#  >  > Living And Legal Affairs In Thailand >  >  > Farming & Gardening In Thailand >  >  > Thailands National Parks >  >  KHAO ANG RUE NAI - Elephants loot trucks

## dirtydog

*WILDLIFE KHAO ANG RUE NAI

Elephants stop, loot trucks on dark road* 


*MANIT SNUBBOON* 

Chachoengsao _ The chief of Khao Ang Rue Nai wants the road through the wildlife sanctuary closed at night after a herd of elephants held up and looted a string of cargo trucks. About midnight last Saturday a herd of 20 elephants blocked route No.3259 (the Ban Nong Kog-Ban Wang Nam Phon road) holding up 10 trucks, Yoo Senatham said. 
They tipped some vehicles on their side, spilling the cargoes on the road so their young could eat, and gorged on sugarcane and tapioca. 
''This was not an isolated incident on this road,'' said Yoo Senatham. ''Recently a pregnant deer was hit and killed and last month a pick-up truck hit an elephant.'' 
These incidents prompted the sanctuary chief to ask provincial governor Arnont Promnart to close the 14.7km route through the park from 9pm to 5am to prevent further danger to travellers and wildlife. 
Over the past five years, three people and 14,408 wild animals had died in car accidents on route No.3259, Mr Yoo said. In the same period, a record 1,000 animals were killed in the park by poachers. 
Most vehicle accidents happened at night during the dry season, when wild animals crossed the road to nearby Phutai forest in search of water and a salt lick. 
About 300,000 vehicles travelled on the road in that period last year. 
On Dec 19 the sanctuary office was informed by Sirichai Jitkajorntham, 40, about 8pm that he had hit a big elephant on the road, and injured the animal. 
A veterinary team failed to find the elephant, one of an estimated 180 of the animals roaming the sanctuary. 
The 643,750 rai sanctuary spills over into five provinces _ Chachoengsao, Chon Buri, Chanthaburi, Sa Kaew and Prachin Buri. It adjoins Khao Soi Dao national park in Chanthaburi, Khao Yai national park and Khao Chamao. 

bangkok post

----------


## dirtydog

*Wild elephants 'rob' trucks of sugar cane, tapioca
*
*

*
The difficulty of finding food during the dry season has driven a group of wild elephants from Chachoengsao's Khao Ang Rue-Nai Wildlife Sanctuary to resort to snatching sugar cane and tapioca from passing trucks, a local forestry official said Saturday.

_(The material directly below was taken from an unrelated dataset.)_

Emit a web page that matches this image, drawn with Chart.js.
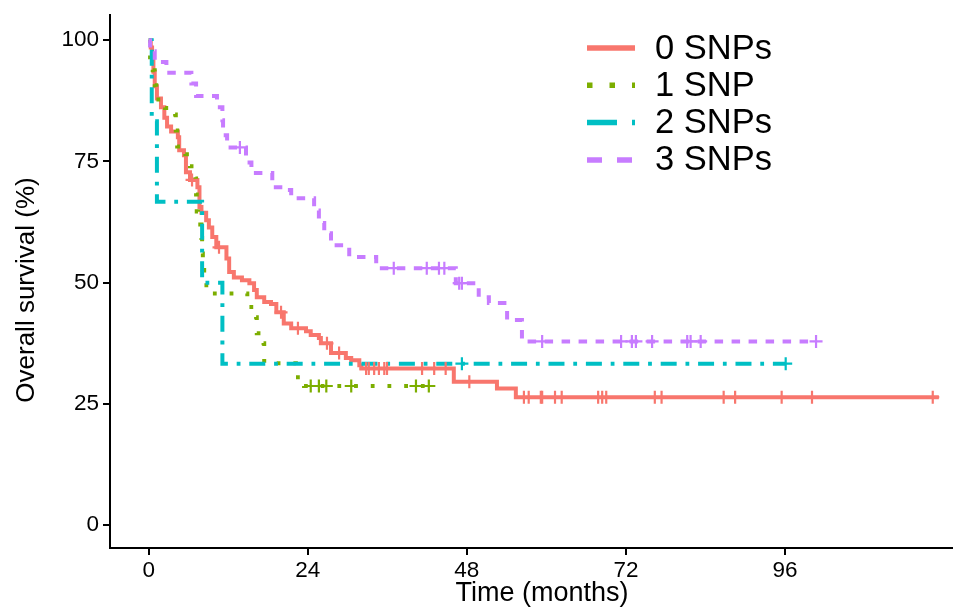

This, combined with a record of 14,000 animals being run over each year by vehicles using the 14.7-kilometre stretch - which cuts through the sanctuary where it overlaps the borders of Chachoengsao, Chon Buri, Rayong, Chanthaburi and Prachin Buri provinces - has prompted officers to propose shutting the road at night.

Sanctuary chief Yoo Senatham said that on the night of January 6, a group of nearly 20 elephants blocked a stretch of Route 3259, making it impassable for about 10 trucks that normally use the route to transport sugar cane and tapioca.

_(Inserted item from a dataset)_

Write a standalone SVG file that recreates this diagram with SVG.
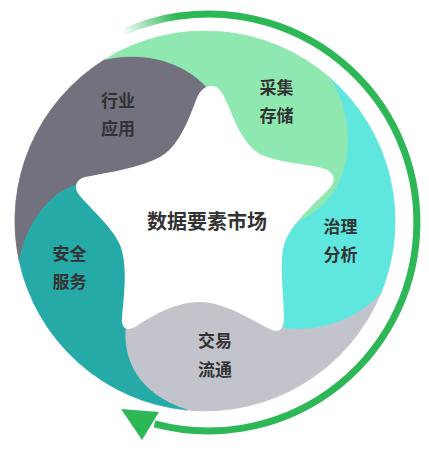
<svg xmlns="http://www.w3.org/2000/svg" width="429" height="453" viewBox="0 0 429 453">
<defs>
<style>
.seg{stroke-width:0.8;stroke-linejoin:round}
.lbl{font-family:"Noto Sans CJK SC","Noto Sans",sans-serif;font-weight:bold;font-size:17px;fill:#333;text-anchor:middle}
.ctr{font-size:20px}
.ring{fill:none;stroke-width:7}
</style>
<linearGradient id="fade" gradientUnits="userSpaceOnUse" x1="122" y1="33" x2="176" y2="16">
<stop offset="0" stop-color="#2db757" stop-opacity="0"/>
<stop offset="1" stop-color="#2db757" stop-opacity="1"/>
</linearGradient>
</defs>
<rect width="429" height="453" fill="#fff"/>
<g id="connectors">
<path class="ring" stroke="url(#fade)" d="M122.7,32.5 A208.5,208.5 0 0 1 180.5,15.8"/>
<path class="ring" stroke="#2db757" d="M179.5,16 A208.5,208.5 0 1 1 154.5,423.9"/>
<polygon points="121,409 159,412 142,440" fill="#2db757"/>
</g>
<g id="node-gray">
<path class="seg" fill="#72717d" stroke="#72717d" d="M205,221 L82,184 C55,188 30,215 19,260 A190,190 0 0 1 105,59.4 C145,50 190,62 213,95 Z"/>
</g>
<g id="node-green">
<path class="seg" fill="#8ee8b0" stroke="#8ee8b0" d="M205,221 L213,95 C190,62 145,50 105,59.4 A190,190 0 0 1 330,78 C352,110 356,160 332,195 C320,210 306,218 290,227 Z"/>
</g>
<g id="node-cyan">
<path class="seg" fill="#5fe6de" stroke="#5fe6de" d="M205,221 L290,227 C306,218 320,210 332,195 C356,160 352,110 330,78 A190,190 0 0 1 380.5,294 C360,318 318,336 276,327 Z"/>
</g>
<g id="node-lightgray">
<path class="seg" fill="#c3c3cb" stroke="#c3c3cb" d="M205,221 L276,327 C318,336 360,318 380.5,294 A190,190 0 0 1 187,410 C140,395 120,360 126,322 Z"/>
</g>
<g id="node-teal">
<path class="seg" fill="#26aaa8" stroke="#26aaa8" d="M205,221 L126,322 C120,360 140,395 187,410 A190,190 0 0 1 19,260 C30,215 55,188 82,184 Z"/>
</g>
<g id="node-center">
<path fill="#fff" d="M212,86 C220,86 224,96 228,105 C236,124 244,146 262,155 C280,163 310,164 325,169 C336,173 336,183 328,190 C312,206 290,225 284,245 C279,265 284,295 284,318 C284,328 280,333 272,330 C250,320 228,303 200,302 C172,302 150,318 135,327 C126,332 121,327 122,318 C124,295 128,265 120,245 C113,228 92,210 80,196 C73,188 75,180 85,177 C110,172 140,168 160,157 C178,147 188,122 196,100 C200,90 205,86 212,86 Z"/>
<text class="lbl ctr" x="207" y="229">数据要素市场</text>
</g>
<g id="labels">
<text class="lbl" x="118" y="107">行业</text>
<text class="lbl" x="118" y="135">应用</text>
<text class="lbl" x="276.5" y="94">采集</text>
<text class="lbl" x="276.5" y="122">存储</text>
<text class="lbl" x="340.5" y="233">治理</text>
<text class="lbl" x="340.5" y="261">分析</text>
<text class="lbl" x="69.5" y="260">安全</text>
<text class="lbl" x="69.5" y="288">服务</text>
<text class="lbl" x="215" y="347">交易</text>
<text class="lbl" x="215" y="376">流通</text>
</g>
</svg>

The elephants then ate the crops and some also tried to capsize a truck to get access to the food, he said.

A 45-year-old truck driver, Daeng Thongdee, told officials that he had bought tapioca from Sa Kaew and was on the way to deliver it to a Chachoengsao market when he found his truck was the first in a line that faced the elephants' roadblock.

Fearing the elephants heading towards him, he retreated to the trucks behind him. He saw the elephants eating the tapioca from his truck, which was then left with a broken window, a dented body and a torn plastic cover. The elephants fled into roadside jungle.

The Nation

----------


## dirtydog

*WILDLIFE / KHAO ANG RUE NAI SANCTUARY

Road closing at night to frustrate freebooting elephants* 


*MANIT SNUBBOON* 
Chachoengsao _ The road through Khao Ang Rue Nai wildlife sanctuary will be closed at night to stop wild elephants stopping and raiding cargo trucks. ''A herd of about 20 elephants frequently blocks the road and holds up cargo trucks until a bundle of sugarcane, tapioca or pineapple is tossed to them as a highway fee,'' Chachoengsao governor Arnont Promnart said yesterday. 
Otherwise, the truculent animals would attack and damage the trucks, as happened on Jan 6. 
Effective in the next few days, the 14.7km route No. 3259 through the park _ the Ban Nong Kog-Ban Wang Nam Phon road _ will be closed from 9pm to 5am to prevent further danger to travellers and wildlife. 
Mr Arnont said the matter was urgent because during the dry season wild animals would cross the road to drink at the Phutai reservoir at night. 
The governor acted on sanctuary chief Yoo Senatham's suggestion after the elephants' behaviour became worse, with two herds now involved in the pillaging at night. 
Mr Yoo said he feared the elephants would get accustomed to being fed by travellers and that habit would put the animals and travellers at risk. 
However, the raids are no longer limited to the night. 
''Just today [Thursday], a big male elephant of over 1,000 kilogrammes stood in the middle of the road about 9am. On seeing a motorcycle coming, the animal fearlessly approached it,'' he said. 
A special elephant-scaring team has been set up to prevent the elephants being hit by vehicles and attacking people. 
The sanctuary foundation, chaired by former army chief Gen Pravit Wongsuwan, has put up roadside warnings and handed out 10,000 leaflets telling travellers to beware and to stop feeding the animals. Over the past five years, three people and 14,408 wild animals have died in car accidents on route No. 3259. The 643,750 rai sanctuary spills into five provinces _ Chachoengsao, Chon Buri, Chanthaburi, Sa Kaew and Prachin Buri. 

Bangkok Post

----------